En el bosque próximo a Chantilly se erguía el castillo del señor de Pontarmé; éste tenía una hija que era amada por el apuesto Lautrec al que la joven correspondía. Podría haber sido sólo una historia de amor si el señor de Pontarmé hubiera aceptado los hechos. Pero desgraciadamente dijo:
—Hija mía, necesitas un esposo rico y poderoso; Lautrec es el caballero más pobre que hay sobre la tierra, ya que no posée ni un cuarto.
—Padre, yo amo a Lautrec y lo amaré siempre —respondió la joven.
El señor no pudo hacerle cambiar de idea, dijera lo que dijera. A la desesperada, furioso por verla oponerse a su voluntad, llamó al carcelero e hizo que la encerraran en una mazmorra del castillo, húmeda y en la que la luz del día no penetraba jamás.
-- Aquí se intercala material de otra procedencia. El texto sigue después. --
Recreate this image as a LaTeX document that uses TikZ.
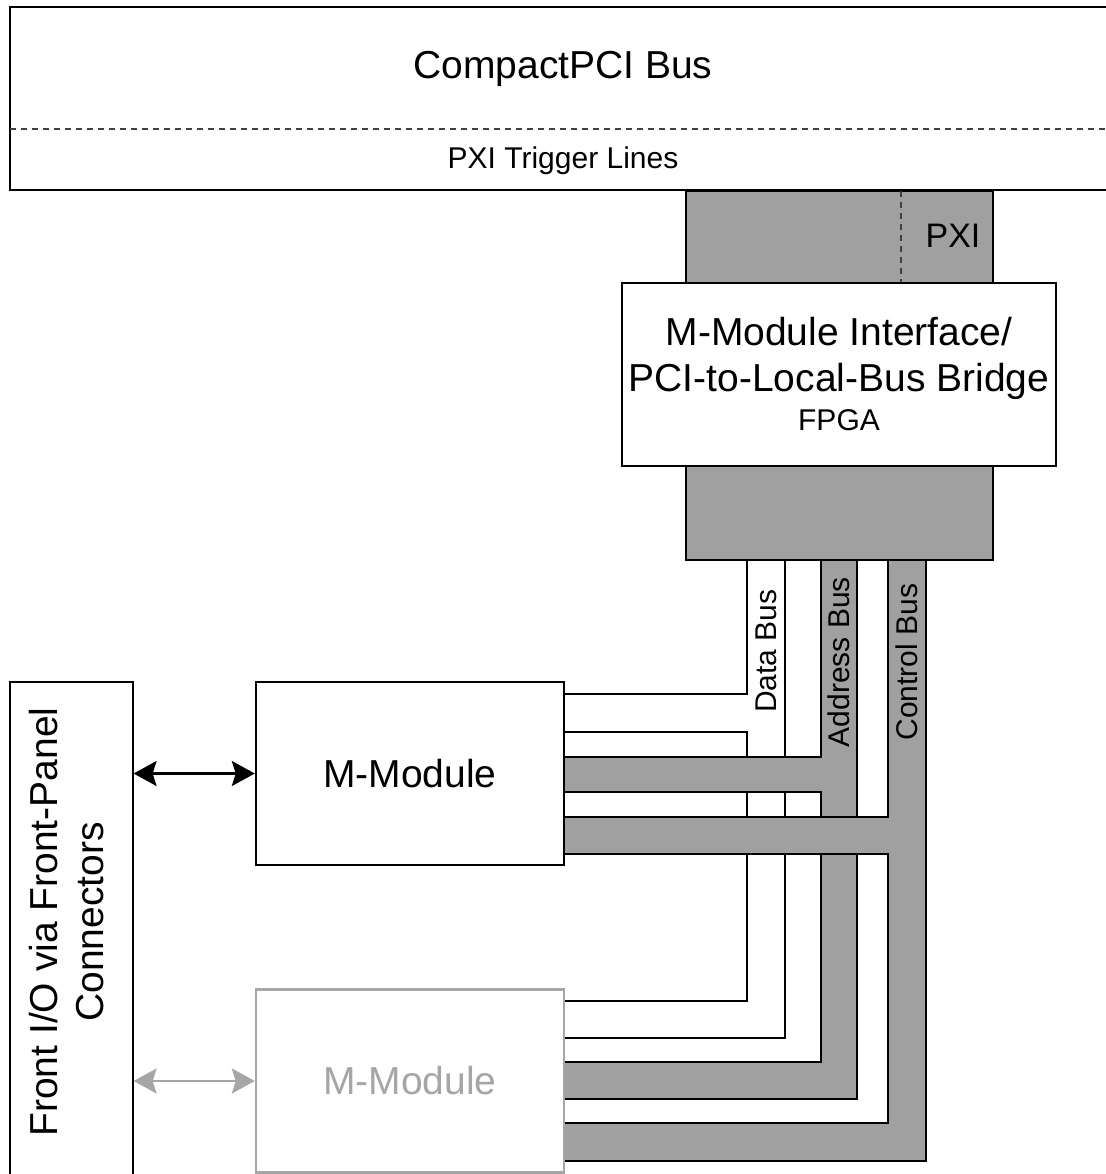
\documentclass[tikz,border=0pt]{standalone}
\usepackage{fontspec}
\setmainfont{Liberation Sans}
\usetikzlibrary{arrows.meta}

\definecolor{busgray}{RGB}{160,160,160}
\definecolor{offgray}{RGB}{166,166,166}
\definecolor{dashgray}{RGB}{64,64,64}

\newcommand{\bigtext}{\fontsize{19.5}{23}\selectfont}
\newcommand{\midtext}{\fontsize{15}{19.5}\selectfont}

\begin{document}
\begin{tikzpicture}[x=0.5pt, y=-0.5pt, line width=1.2pt,
  >={Stealth[length=11.5pt, width=12.5pt, inset=2pt]},
  module/.style={draw, fill=white, minimum width=154pt, minimum height=91.5pt, font=\bigtext},
  splitline/.style={dash pattern=on 3pt off 2.5pt, color=dashgray, line width=0.9pt},
  buslabel/.style={rotate=90, font=\midtext}]

  \useasboundingbox (0,0) rectangle (1106,1174);
  \clip (0,0) rectangle (1106,1174);

  %% Data bus (white).
  \fill[white] (564,694) -- (747,694) -- (747,560) -- (785,560) -- (785,1038)
  -- (564,1038) -- (564,1001) -- (747,1001) -- (747,732) -- (564,732) -- cycle;
  \draw (564,694) -| (747,560);
  \draw (785,560) |- (564,1038);
  \draw (564,732) -| (747,1001) -- (564,1001);
  \node (databus) [buslabel] at (766,651) {Data Bus};


  %% Address bus (grey).
  \fill[busgray] (564,757) -- (821,757) -- (821,560) -- (857,560) -- (857,1099)
  -- (564,1099) -- (564,1062) -- (821,1062) -- (821,792) -- (564,792) -- cycle;
  \draw (564,757) -| (821,560);
  \draw (857,560) |- (564,1099);
  \draw (564,792) -| (821,1062) -- (564,1062);
  \node (addrbus) [buslabel] at (839,662) {Address Bus};


  %% Control bus (grey).
  \fill[busgray] (564,817) -- (888,817) -- (888,560) -- (926,560) -- (926,1161)
  -- (564,1161) -- (564,1123) -- (888,1123) -- (888,854) -- (564,854) -- cycle;
  \draw (564,817) -| (888,560);
  \draw (926,560) |- (564,1161);
  \draw (564,854) -| (888,1123) -- (564,1123);
  \node (ctrlbus) [buslabel] at (907,662) {Control Bus};


  %% Local bus block behind the bridge.
  \draw[fill=busgray] (686,191) rectangle (993,560);
  \draw[splitline] (901,191) -- (901,283);
  \node (pxi) [anchor=base, font=\fontsize{17}{20}\selectfont] at (953,247) {PXI};

  \node (bridge) [draw, fill=white, minimum width=215pt, minimum height=91.5pt,
  align=center, font=\bigtext] at (839,374.5)
  {M-Module Interface/\\PCI-to-Local-Bus Bridge\\[-3.5pt]{\midtext FPGA}};


  %% CompactPCI backplane, open at the right.
  \draw (1112,7) -| (10,190) -- (1112,190);
  \draw[splitline] (10,129) -- (1112,129);
  \node (cpci) [anchor=base, font=\bigtext] at (563,78) {CompactPCI Bus};
  \node (trig) [anchor=base, font=\midtext] at (563,168) {PXI Trigger Lines};


  %% Front panel, open at the bottom.
  \draw (10,1180) |- (133,682) -- (133,1180);
  \coordinate (panel) at (133.6,682);
  \node (frontio) [rotate=90, align=center, font=\bigtext] at (67,922)
  {Front I/O via Front-Panel\\Connectors};


  %% M-Modules and their front I/O.
  \node (mmod1) [module] at (410,773.5) {M-Module};
  \node (mmod2) [module, draw=offgray, text=offgray] at (410,1081) {M-Module};
  \draw[<->] (mmod1.west -| panel) -- (mmod1.west);
  \draw[<->, offgray] (mmod2.west -| panel) -- (mmod2.west);

\end{tikzpicture}
\end{document}
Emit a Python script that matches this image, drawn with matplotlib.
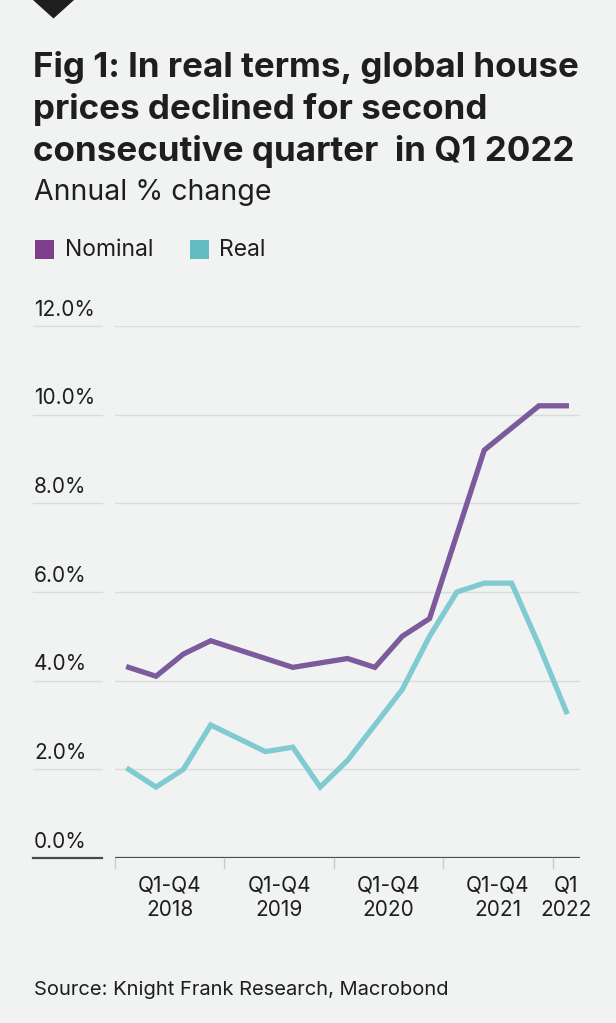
import matplotlib
matplotlib.use("Agg")
import matplotlib.pyplot as plt
import matplotlib.transforms as mtransforms
from matplotlib.patches import Polygon, Rectangle

plt.rcParams['font.family'] = ['Inter', 'DejaVu Sans']

# ---- data ----
quarters = list(range(17))  # Q1 2018 .. Q1 2022
nominal = [4.3, 4.1, 4.6, 4.9, 4.7, 4.5, 4.3, 4.4, 4.5, 4.3, 5.0, 5.4, 7.3, 9.2, 9.7, 10.2, 10.2]
real = [2.0, 1.6, 2.0, 3.0, 2.7, 2.4, 2.5, 1.6, 2.2, 3.0, 3.8, 5.0, 6.0, 6.2, 6.2, 4.8, 3.3]
y_ticks = [0, 2, 4, 6, 8, 10, 12]
y_tick_labels = ["0.0%", "2.0%", "4.0%", "6.0%", "8.0%", "10.0%", "12.0%"]
group_bounds = [-0.5, 3.5, 7.5, 11.5, 15.5, 16.5]
group_labels = ["Q1-Q4\n2018", "Q1-Q4\n2019", "Q1-Q4\n2020", "Q1-Q4\n2021", "Q1\n2022"]
series_names = ["Nominal", "Real"]

BG = "#f0f3f2"
PURPLE = "#7c5a9c"
TEAL = "#80cbd1"
PURPLE_SQ = "#7d3f8a"
TEAL_SQ = "#62bdc1"
TXT = "#1e1e1e"
GRID = "#d9dcdb"

W, H = 616, 1023
fig = plt.figure(figsize=(W / 100, H / 100), dpi=100, facecolor=BG)

def fx(px):
    return px / W

def fy(py):
    return 1 - py / H

# decorative triangle at top
fig.patches.append(Polygon([[fx(33), fy(0)], [fx(74), fy(0)], [fx(53.5), fy(18.5)]],
                           closed=True, transform=fig.transFigure, facecolor="#1e1e1e",
                           edgecolor="none"))

# titles
title_lines = ["Fig 1: In real terms, global house",
               "prices declined for second",
               "consecutive quarter  in Q1 2022"]
for i, t in enumerate(title_lines):
    fig.text(fx(33), fy(68 + i * 41.5), t, fontsize=25.2, fontweight="bold", color=TXT,
             ha="left", va="center")
fig.text(fx(34), fy(192), "Annual % change", fontsize=20.5, color=TXT, ha="left", va="center")

# legend
leg_items = [(35, series_names[0], PURPLE_SQ, 65), (190, series_names[1], TEAL_SQ, 219)]
for sx, name, col, tx in leg_items:
    fig.patches.append(Rectangle((fx(sx), fy(259)), fx(19), 19 / H, transform=fig.transFigure,
                                 facecolor=col, edgecolor="none"))
    fig.text(fx(tx), fy(250), name, fontsize=16.5, color=TXT, ha="left", va="center")

# source
fig.text(fx(34), fy(990), "Source: Knight Frank Research, Macrobond", fontsize=14.5,
         color=TXT, ha="left", va="center")

# axes
ax_left, ax_right, ax_top, ax_bottom = 115, 580, 326, 858
ax = fig.add_axes([fx(ax_left), fy(ax_bottom), (ax_right - ax_left) / W, (ax_bottom - ax_top) / H])
ax.set_facecolor(BG)
ax.set_xlim(-0.5, 16.5)
ax.set_ylim(0, 12)
for s in ax.spines.values():
    s.set_visible(False)
ax.set_xticks([])
ax.set_yticks([])

trans = mtransforms.blended_transform_factory(ax.transAxes, ax.transData)
x_lab0 = (34 - ax_left) / (ax_right - ax_left)
x_ul0 = (33 - ax_left) / (ax_right - ax_left)
x_ul1 = (102 - ax_left) / (ax_right - ax_left)
for v, lab in zip(y_ticks, y_tick_labels):
    col = "#4a4a4a" if v == 0 else GRID
    lw = 1.6 if v == 0 else 1.0
    ax.axhline(v, color=col, lw=lw, zorder=1)
    ax.plot([x_ul0, x_ul1], [v, v], transform=trans, color=col, lw=lw, clip_on=False)
    ax.annotate(lab, xy=(x_lab0, v), xycoords=trans, xytext=(0, 4.5), textcoords="offset points",
                ha="left", va="bottom", fontsize=15, color=TXT, annotation_clip=False)

# x group ticks and labels
transx = mtransforms.blended_transform_factory(ax.transData, ax.transAxes)
for b in group_bounds[:-1]:
    ax.plot([b, b], [0, -0.018], transform=transx, color="#c9cccb", lw=1, clip_on=False)
for i, lab in enumerate(group_labels):
    c = (group_bounds[i] + group_bounds[i + 1]) / 2
    ax.text(c, -0.033, lab, transform=transx, ha="center", va="top", fontsize=15, color=TXT,
            linespacing=1.3)

ax.plot(quarters, nominal, color=PURPLE, lw=3.8, solid_joinstyle="miter", clip_on=False, zorder=3)
ax.plot(quarters, real, color=TEAL, lw=3.8, solid_joinstyle="miter", clip_on=False, zorder=3)

fig.savefig("out.png", dpi=100, facecolor=BG)
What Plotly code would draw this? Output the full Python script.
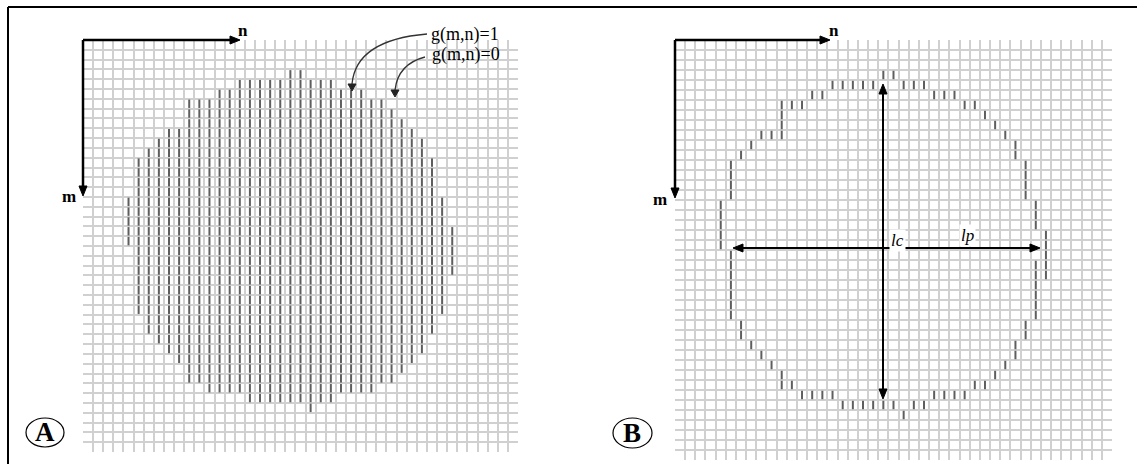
import plotly.graph_objects as go

W, H = 1137, 464

# ---------------- data ----------------
# Panel A: cells with g(m,n)=1 ; for each column n, first and last filled row m
a_cols   = list(range(4, 37))
a_top    = [16, 12, 11, 10, 9, 9, 6, 6, 6, 5, 5, 4, 4, 4, 4, 4, 3, 3, 4, 4, 4,
            5, 5, 5, 6, 6, 7, 8, 9, 10, 12, 16, 19]
a_bottom = [20, 27, 29, 30, 31, 32, 34, 34, 35, 35, 35, 35, 36, 36, 36, 36, 36, 36, 37, 36, 36,
            35, 35, 35, 35, 34, 34, 33, 32, 31, 29, 27, 23]

# Panel B: contour cells, as vertical runs (column, first row, last row)
b_cols  = [4, 5, 5, 6, 6, 7, 7, 8, 8, 9, 9, 10, 10, 11, 11, 12, 12, 13, 13, 14, 14, 15, 15,
           16, 16, 17, 17, 18, 18, 19, 19, 20, 20, 21, 21, 22, 22, 23, 23, 24, 24,
           25, 25, 26, 26, 27, 27, 28, 28, 29, 29, 30, 30, 31, 31, 32, 32, 33, 33,
           34, 34, 35, 35, 36]
b_start = [16, 12, 21, 11, 28, 10, 30, 9, 31, 9, 32, 6, 33, 6, 34, 6, 35, 5, 35, 5, 35, 4, 35,
           4, 36, 4, 36, 4, 36, 4, 36, 3, 36, 3, 36, 4, 37, 4, 36, 4, 36,
           5, 35, 5, 35, 5, 35, 6, 35, 6, 34, 7, 34, 8, 33, 9, 32, 10, 30,
           12, 28, 16, 22, 19]
b_end   = [20, 15, 27, 11, 29, 10, 30, 9, 31, 9, 32, 9, 34, 6, 34, 6, 35, 5, 35, 5, 35, 4, 35,
           4, 36, 4, 36, 4, 36, 4, 36, 3, 36, 3, 36, 4, 37, 4, 36, 4, 36,
           5, 35, 5, 35, 5, 35, 6, 35, 6, 34, 7, 34, 8, 33, 9, 32, 11, 31,
           15, 29, 18, 27, 23]

grid_cols = 43
grid_rows = 42

label_one  = "g(m,n)=1"
label_zero = "g(m,n)=0"
# -------------------------------------------------------------


def fx(x):
    return x / W


def fy(y):
    return 1 - y / H


def path(points, close=True):
    s = "M " + " L ".join(f"{fx(x):.5f},{fy(y):.5f}" for x, y in points)
    return s + (" Z" if close else "")


SERIF = "Liberation Serif"
DASH = "#5e5e5e"

fig = go.Figure()

ax, ay = [], []
for c, t, b in zip(a_cols, a_top, a_bottom):
    for r in range(t, b + 1):
        ax.append(c + 0.5)
        ay.append(r + 0.5)
fig.add_trace(go.Scatter(x=ax, y=ay, mode="markers", xaxis="x", yaxis="y",
                         marker=dict(symbol="line-ns", size=6, line=dict(width=2, color=DASH)),
                         hoverinfo="skip"))

bx, by = [], []
for c, s, e in zip(b_cols, b_start, b_end):
    for r in range(s, e + 1):
        bx.append(c + 0.5)
        by.append(r + 0.5)
fig.add_trace(go.Scatter(x=bx, y=by, mode="markers", xaxis="x2", yaxis="y2",
                         marker=dict(symbol="line-ns", size=6, line=dict(width=2, color=DASH)),
                         hoverinfo="skip"))

grid = dict(showgrid=True, gridcolor="#d0d0d0", gridwidth=1.5, dtick=1, tick0=0,
            showticklabels=False, ticks="", zeroline=False, showline=False, fixedrange=True)

shapes = []
blk = dict(color="black", width=2.5)


def line(x0, y0, x1, y1, **kw):
    d = dict(type="line", xref="paper", yref="paper", x0=fx(x0), y0=fy(y0), x1=fx(x1), y1=fy(y1),
             line=kw.get("ln", blk), layer="above")
    shapes.append(d)


def tri(points, color="black"):
    shapes.append(dict(type="path", xref="paper", yref="paper", path=path(points),
                       fillcolor=color, line=dict(color=color, width=1), layer="above"))


# outer frame (top and left edges visible)
line(8, 7, 1137, 7, ln=dict(color="black", width=2))
line(8, 7, 8, 464, ln=dict(color="black", width=2))

# n / m axes arrows, panel A
line(83, 40, 232, 40)
tri([(230, 36), (240, 40), (230, 44)])
line(83, 40, 83, 188)
tri([(79, 186), (83, 196), (87, 186)])
# panel B
line(675, 40, 822, 40)
tri([(820, 36), (830, 40), (820, 44)])
line(675, 40, 675, 190)
tri([(671, 188), (675, 198), (679, 188)])

# lc and lp double arrows
thin = dict(color="black", width=2)
line(883, 93, 883, 390, ln=thin)
tri([(879, 94), (883, 84), (887, 94)])
tri([(879, 389), (883, 399), (887, 389)])
line(742, 248, 1031, 248, ln=thin)
tri([(743, 244), (733, 248), (743, 252)])
tri([(1030, 244), (1040, 248), (1030, 252)])

# curved pointers for g(m,n)
shapes.append(dict(type="path", xref="paper", yref="paper",
                   path=f"M {fx(427):.5f},{fy(34):.5f} Q {fx(356):.5f},{fy(40):.5f} {fx(352):.5f},{fy(84):.5f}",
                   line=dict(color="#333333", width=1.3), layer="above"))
tri([(348, 84), (352, 91), (356, 84)], color="#222222")
shapes.append(dict(type="path", xref="paper", yref="paper",
                   path=f"M {fx(425):.5f},{fy(57):.5f} Q {fx(398):.5f},{fy(64):.5f} {fx(395):.5f},{fy(90):.5f}",
                   line=dict(color="#333333", width=1.3), layer="above"))
tri([(391, 90), (395, 97), (399, 90)], color="#222222")

# circled panel letters
shapes.append(dict(type="circle", xref="paper", yref="paper", x0=fx(26), x1=fx(64), y0=fy(447), y1=fy(418),
                   line=dict(color="black", width=1.2)))
shapes.append(dict(type="circle", xref="paper", yref="paper", x0=fx(613), x1=fx(652), y0=fy(448), y1=fy(418),
                   line=dict(color="black", width=1.2)))

ann = []


def text(t, x, y, size, xanchor="center", bold=False, italic=False, bg=None):
    s = t
    if bold:
        s = f"<b>{s}</b>"
    if italic:
        s = f"<i>{s}</i>"
    d = dict(text=s, x=fx(x), y=fy(y), xref="paper", yref="paper", showarrow=False,
             xanchor=xanchor, yanchor="middle", font=dict(family=SERIF, size=size, color="black"))
    if bg:
        d["bgcolor"] = bg
        d["borderpad"] = 1
    ann.append(d)


text("n", 243, 30, 17, bold=True)
text("m", 69, 196, 17, bold=True)
text("n", 834, 30, 17, bold=True)
text("m", 660, 199, 17, bold=True)
text(label_one, 429, 34, 18, xanchor="left")
text(label_zero, 430, 55, 18, xanchor="left")
text("A", 45, 432, 27, bold=True)
text("B", 632, 433, 27, bold=True)
text("lc", 897, 240, 17, italic=True, bg="white")
text("lp", 967, 236, 17, italic=True, bg="white")

fig.update_layout(
    width=W, height=H,
    margin=dict(l=0, r=0, t=0, b=0),
    paper_bgcolor="white", plot_bgcolor="white",
    showlegend=False,
    xaxis=dict(domain=[fx(83), fx(518)], range=[0, grid_cols], anchor="y", **grid),
    yaxis=dict(domain=[fy(452), fy(40)], range=[grid_rows, 0], anchor="x", **grid),
    xaxis2=dict(domain=[fx(675), fx(1112)], range=[0, grid_cols], anchor="y2", **grid),
    yaxis2=dict(domain=[fy(460), fy(40)], range=[grid_rows, 0], anchor="x2", **grid),
    shapes=shapes,
    annotations=ann,
)

fig.write_html("out.html", config={"displayModeBar": False},
               post_script="document.body.style.margin='0';document.body.style.overflow='hidden';")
Al tener conocimiento de la desaparición de su amada, el apuesto Lautrec, desesperado, marchó a Tierra Santa como cruzado. Pasó el tiempo. El señor de Pontarmé iba de vez en cuando a ver a su hija. Cada vez le preguntaba si quería cambiar de amor y cada vez ella le repetía que antes preferiría morir. En realidad, iba debilitándose consumida por las enfermedades y los parásitos. Pero el señor, como ella, seguía imperturbable. Ninguno de los dos estaba dispuesto a ceder.
Siete años después, el caballero Lautrec regresó de Jerusalén. Mientras cabalgaba pensativo por la ruta de Saint-Denis, se cruzó con un cortejo fúnebre. Era la hija del señor de Pontarmé que acababa de morir y era conducida a su tumba.
Terrible fue su dolor y más terrible aún su ira, tanto que hizo huir a los presentes, nobles y clérigos. Lautrec se quedó solo ante el ataúd, llorando lágrimas amargas por su amor perdido para siempre. Después de un momento de desesperación, abrió el ataúd, rompió el sudario de lino con la ayuda de un puñal de oro. Se inclinó hacia la muerta y la besó con toda su ternura. Entonces, ¡oh, milagro! la joven abrió los ojos, sonrió, se incorporó y se lanzó a sus brazos, resucitada por el amor.
Todos los que habían venido para el entierro y que miraban desde lejos, levantaron gozosamente los brazos hacia el cielo. Y los sacerdotes se alegraron y gritaron:
—En lugar de enterrarla, vamos a casarla.